Twitch officially announces an open beta of a new video uploading service, allowing its users to upload pre-made content for viewers to watch, rivaling YouTube's market.
Many gamers have found a way to support themselves financially playing video games, either by streaming live or uploading pre-recorded Let's Play videos. Twitch has now officially revealed that it's looking to get in on the action that YouTube typically reigns over, unveiling a service to upload pre-made videos.
On the official Twitch blog, Product Marketing Manager Noreen McInnis announced that Twitch will now start allowing content creators to permanently upload videos in addition to using its normal streaming services. For now, the service is in the beta stages, but all users are allowed to participate and upload videos. In addition, users are encouraged to leave comments and feedback for the Twitch development team with any ideas on how to make the service better, or to alert the team to bugs users have discovered.
Twitch and YouTube have been in competition for some time to control the video game streaming and Let's Play markets. YouTube's parent company, Google, made an effort to purchase Twitch, but ultimately lost out to Amazon instead, which acquired Twitch for $970 million. YouTube has since gone on to introduce its own game streaming service, and has offered live streams of major gaming events, like E3. However, Twitch is still arguably the preferred streaming service of the two, with most gamers uploading static content to YouTube but keeping their streams on Twitch.
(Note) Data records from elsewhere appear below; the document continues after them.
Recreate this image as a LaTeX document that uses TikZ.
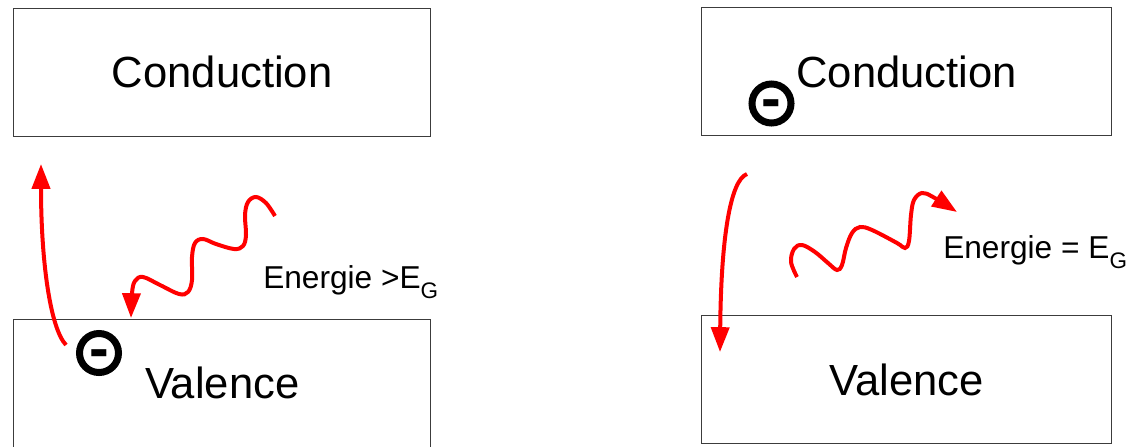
\documentclass[tikz,border=0pt]{standalone}
\usepackage{fontspec}
\setsansfont{Liberation Sans}
\usetikzlibrary{arrows.meta,positioning}
\definecolor{bandline}{RGB}{60,60,60}
\definecolor{photon}{RGB}{255,0,0}
\newcommand{\lowsub}[1]{\raisebox{-0.34em}{\fontsize{16pt}{16pt}\selectfont #1}}

\begin{document}
\begin{tikzpicture}[
  x=0.025cm, y=-0.025cm,
  font=\sffamily,
  >={Triangle[length=0.62cm, width=0.45cm]},
  band/.style={draw=bandline, line width=0.7pt, minimum height=3.2cm, inner sep=0pt,
    text height=22.2pt, text depth=0pt, font=\sffamily\fontsize{31pt}{36pt}\selectfont},
  electron/.style={circle, draw=black, line width=0.175cm, minimum size=0.975cm, inner sep=0pt,
    text height=0pt, text depth=0pt, font=\sffamily\bfseries\fontsize{42pt}{42pt}\selectfont},
  energy/.style={anchor=base west, inner sep=0pt, font=\sffamily\fontsize{22.5pt}{26pt}\selectfont},
  jump/.style={->, draw=photon, line width=0.1cm},
  wave/.style={->, draw=photon, line width=0.1cm}
]
\useasboundingbox (0,0) rectangle (1131,447);

\node[band, minimum width=10.425cm] (condL) at (222.2,72.3) {Conduction};
\node[band, minimum width=10.425cm, below=4.55cm of condL] (valL) {Valence};
\node[band, minimum width=10.25cm] (condR) at (906.7,71.8) {Conduction};
\node[band, minimum width=10.25cm, below=4.475cm of condR] (valR) {Valence};

\node[electron] (eL) at (99,353) {\raisebox{-11pt}{-}};
\node[electron] (eR) at (771.5,103.5) {\raisebox{-11pt}{-}};

\node[energy] (gapL) at (263,288) {Energie >E\lowsub{G}};
\node[energy] (gapR) at (943,258) {Energie = E\lowsub{G}};

\coordinate (upS) at (66,345);
\coordinate (upT) at (41,164);
\coordinate (downS) at (747,174);
\coordinate (downT) at (720,352);

\draw[jump] (upS) .. controls (50,328) and (41,260) .. (upT);
\draw[jump] (downS) .. controls (730,180) and (721,240) .. (downT);

\draw[wave] plot[smooth, tension=0.6] coordinates {(275,216) (266,203) (256,197) (248,202) (245,215) (246,235) (243,246) (234,249) (216,244) (203,239) (195,243) (192,257) (192,280) (188,292) (179,294) (160,285) (143,277) (135,281) (132,293) (131,318)};
\draw[wave] plot[smooth, tension=0.6] coordinates {(797,277) (791,262) (794,249) (802,245) (815,252) (828,263) (837,270) (842,265) (846,248) (852,233) (860,227) (872,230) (897,243) (905,248) (909,241) (911,215) (914,200) (922,193) (933,197) (957,212)};
\end{tikzpicture}
\end{document}
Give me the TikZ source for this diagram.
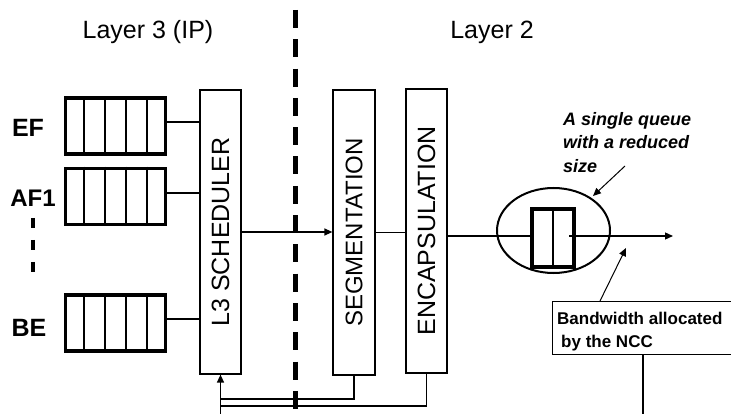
\documentclass[tikz,border=0pt]{standalone}
\usepackage{fontspec}
\setmainfont{Liberation Sans}
\usetikzlibrary{arrows.meta,calc,shapes.geometric}
\begin{document}
\begin{tikzpicture}[x=1pt,y=-1pt,
  box/.style={draw,line width=1.2pt,inner sep=0pt},
  qbox/.style={draw,line width=3.8pt,minimum width=100pt,minimum height=56pt,inner sep=0pt},
  cell/.style={line width=2pt},
  conn/.style={line width=1.3pt},
  arr/.style={line width=1.3pt,-{Triangle[length=8pt,width=7pt]}},
  big/.style={font=\fontsize{25}{30}\selectfont,inner sep=0pt},
  vtext/.style={rotate=90,font=\fontsize{25}{30}\selectfont,inner sep=0pt},
]
\useasboundingbox (0,0) rectangle (731,414);
\clip (0,0) rectangle (731,414);

% titles
\node[big,anchor=base] (t3) at (148,39) {Layer 3 (IP)};
\node[big,anchor=base] (t2) at (492,39) {Layer 2};

% class labels
\node[big,font=\fontsize{25}{30}\selectfont\bfseries,anchor=base] (lef) at (28,137) {EF};
\node[big,font=\fontsize{24}{30}\selectfont\bfseries,anchor=base] (laf) at (33,207) {AF1};
\node[big,font=\fontsize{25}{30}\selectfont\bfseries,anchor=base] (lbe) at (29,336) {BE};
\coordinate (d1) at (33,218);
\coordinate (d2) at (33,273);
\draw[line width=3.5pt,dash pattern=on 10pt off 12pt] (d1) -- (d2);

% queues
\node[qbox] (efq) at (115.5,126) {};
\node[qbox] (afq) at (115.5,196.5) {};
\node[qbox] (beq) at (115.5,323) {};
\foreach \q in {efq,afq,beq}{
  \foreach \i in {1,2,3,4}{
    \draw[cell] ($(\q.north west)!\i/5!(\q.north east)$) -- ($(\q.south west)!\i/5!(\q.south east)$);
  }
}

% processing blocks
\node[box,minimum width=41pt,minimum height=284pt] (sched) at (220.5,232) {};
\node[vtext] (schedt) at (sched.center) {L3 SCHEDULER};
\node[box,minimum width=42pt,minimum height=285pt] (seg) at (354,232.5) {};
\node[vtext,font=\fontsize{24}{29}\selectfont] (segt) at (seg.center) {SEGMENTATION};
\node[box,minimum width=41pt,minimum height=284pt] (enc) at (426.5,231) {};
\node[vtext] (enct) at (enc.center) {ENCAPSULATION};

% queue -> scheduler
\draw[conn] ([yshift=4pt]efq.east) -- ([yshift=4pt]efq.east -| sched.west);
\draw[conn] ([yshift=3.5pt]afq.east) -- ([yshift=3.5pt]afq.east -| sched.west);
\draw[conn] ([yshift=4pt]beq.east) -- ([yshift=4pt]beq.east -| sched.west);

% chain
\draw[arr] (sched.east) -- (sched.east -| seg.west);
\draw[conn] (seg.east) -- (seg.east -| enc.west);

% single queue in ellipse
\node[draw,ellipse,line width=2pt,minimum width=113pt,minimum height=85pt,inner sep=0pt] (el) at (553.5,230.5) {};
\node[draw,line width=3.2pt,minimum width=42pt,minimum height=58pt,inner sep=0pt] (sq) at (553,238) {};
\draw[line width=1.5pt] (sq.north) -- (sq.south);
\draw[conn] ([yshift=-5pt]enc.east) -- ([yshift=-5pt]enc.east -| sq.west);
\coordinate (qo) at (569,236);
\coordinate (out) at (673,236);
\draw[arr] (qo) -- (out);

% annotation
\node[anchor=north west,align=left,inner sep=0pt,font=\fontsize{18}{23.5}\selectfont\bfseries\itshape] (note) at (563,112) {A single queue\\with a reduced\\size};
\coordinate (n1) at (625,166);
\coordinate (n2) at (593,196);
\draw[arr,line width=1pt] (n1) -- (n2);

% bandwidth box
\node[box,anchor=north west,minimum width=200pt,minimum height=53pt] (bw) at (552,301) {};
\node[anchor=north west,align=left,inner sep=0pt,font=\fontsize{17}{22.5}\selectfont\bfseries] (bwt) at (557,312) {Bandwidth allocated\\\hspace{4pt}by the NCC};
\coordinate (b1) at (600,301);
\coordinate (b2) at (626,248);
\draw[arr,line width=1pt] (b1) -- (b2);
\coordinate (b3) at (643,354);
\coordinate (b4) at (643,414);
\draw[conn] (b3) -- (b4);

% feedback to scheduler
\coordinate (fb) at (220.5,414);
\coordinate (f1) at (220.5,399);
\coordinate (f2) at (220.5,406);
\draw[arr] (fb) -- (sched.south);
\draw[conn] (seg.south) |- (f1);
\draw[conn] (enc.south) |- (f2);

% layer boundary
\coordinate (l1) at (295,10);
\coordinate (l2) at (295,414);
\draw[line width=5pt,dash pattern=on 18pt off 11.3pt] (l1) -- (l2);
\end{tikzpicture}
\end{document}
Although some content creators are probably set in their ways, there is a possibility that Twitch could potentially steal some of YouTube's action. While YouTube has recently made an effort to support users who receive copyright claims, many users have been discouraged by the threat of gaming content being taken down via Content ID claims. While Twitch does have some fairly strict rules regarding music used and has banned some games from streaming, some gamers may gladly switch to uploading their work on Twitch in an effort to protect their work from being taken offline.
YouTube has made many content creators nervous recently by introducing the YouTube Heroes program, which is designed to reward users for flagging videos that contain stolen content. This may be a prime time for Twitch to try and offer YouTube's game-related content creators a different option. Of course, with most existing content creators deeply steeped in YouTube, it remains to be seen how many will try to migrate to Twitch.